Thanks to a methodically butchered rhino, we now know that premodern humans were active in the Philippines earlier than previously believed. Much earlier.
A study published last week (pdf) in the journal Nature puts the recently discovered remains of the animal—found on the main Philippine island of Luzon—at between 631,000 and 777,000 years old. By contrast, modern humans are believed to have been in the Philippines 67,000 years ago.
The excavation site offered up no remains of hominins, but the now-extinct rhino was clearly butchered with stone tools—by someone. The leading candidate is Homo erectus, a lineage that lived from 100,000 to 2 million years ago and is known to have made its way into Southeast Asia. The Indonesian island of Java has Homo erectus fossils dating back more than 700,000 years.
The skeleton of the animal is about 75% complete. Using different dating methods on various materials found at the site, including the rhino’s tooth and quartz grains from sediment, researchers put their best estimate for when the animal died at 709,000 years ago. The site also yielded nearly 60 stone tools.
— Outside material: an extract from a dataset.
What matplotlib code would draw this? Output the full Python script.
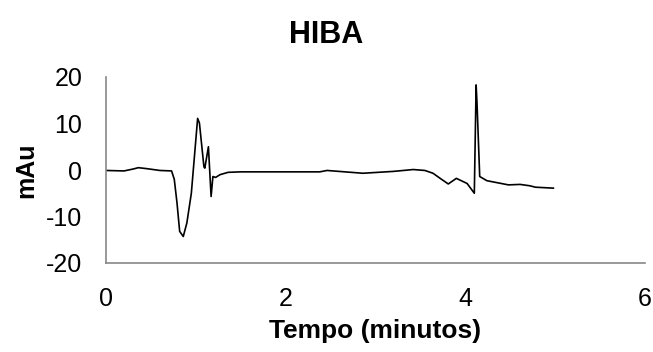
import matplotlib
matplotlib.use("Agg")
import matplotlib.pyplot as plt
import numpy as np

plt.rcParams['font.family'] = ['Liberation Sans', 'DejaVu Sans']
plt.rcParams['axes.unicode_minus'] = False

# HIBA chromatogram, detector signal vs retention time
tempo = [0.00, 0.20, 0.30, 0.36, 0.45, 0.60, 0.73, 0.76, 0.79, 0.82, 0.86, 0.90,
         0.95, 1.02, 1.04, 1.09, 1.10, 1.14, 1.17, 1.19, 1.22, 1.27, 1.36, 1.50,
         2.00, 2.38, 2.46, 2.86, 3.20, 3.42, 3.55, 3.64, 3.72, 3.81, 3.90, 4.02,
         4.10, 4.12, 4.13, 4.16, 4.24, 4.48, 4.61, 4.72, 4.78, 4.98]
sinal = [-0.1, -0.2, 0.2, 0.5, 0.3, -0.1, -0.2, -2.0, -7.0, -13.2, -14.3, -11.4,
         -5.0, 11.1, 10.1, 0.7, 0.4, 5.0, -5.7, -1.4, -1.6, -1.0, -0.5, -0.4,
         -0.4, -0.4, -0.1, -0.7, -0.3, 0.1, -0.1, -0.7, -1.8, -3.0, -1.8, -2.9,
         -5.0, 18.3, 14.4, -1.4, -2.3, -3.2, -3.1, -3.4, -3.7, -3.9]

W, H = 653, 352
fig = plt.figure(figsize=(W / 100, H / 100), dpi=100)
ax = fig.add_axes([106 / W, 1 - 263 / H, (645 - 106) / W, (263 - 77) / H])
ax.plot(tempo, sinal, color='black', linewidth=1.2)

ax.set_xlim(0, 6)
ax.set_ylim(-20, 20)
ax.set_xticks(np.arange(0, 7, 2))
ax.set_yticks(np.arange(-20, 21, 10))
ax.tick_params(length=0, labelsize=18)
ax.tick_params(axis='x', pad=17.5)
ax.tick_params(axis='y', pad=17)

for side in ['top', 'right']:
    ax.spines[side].set_visible(False)
for side in ['left', 'bottom']:
    ax.spines[side].set_color('#888888')
    ax.spines[side].set_linewidth(1.2)

# title and axis titles placed in pixel terms
fig.text(0.5, 1 - 43 / H, 'HIBA', fontsize=22, fontweight='bold',
         ha='center', va='baseline')
fig.text(375.5 / W, 1 - 338 / H, 'Tempo (minutos)', fontsize=19,
         fontweight='bold', ha='center', va='baseline')
fig.text(33 / W, 1 - 170 / H, 'mAu', fontsize=18, fontweight='bold',
         rotation=90, rotation_mode='anchor', ha='center', va='baseline')

fig.savefig('out.png', dpi=100)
One of the many puzzles is how the toolmakers got to Luzon. It’s unlikely they were able to make boats with the intention to cross the sea. They could have come from the north—from China through Taiwan, which was connected to mainland Asia during periods of low sea. Another possibility is they approached from Borneo.
“Floating islands” might have played a role, too. Study author Thomas Ingicco, associate professor at the French National Museum of National History, said the colonization “could have been possible thanks to natural rafts such as floating mangroves that typhoons occasionally break off the coast.”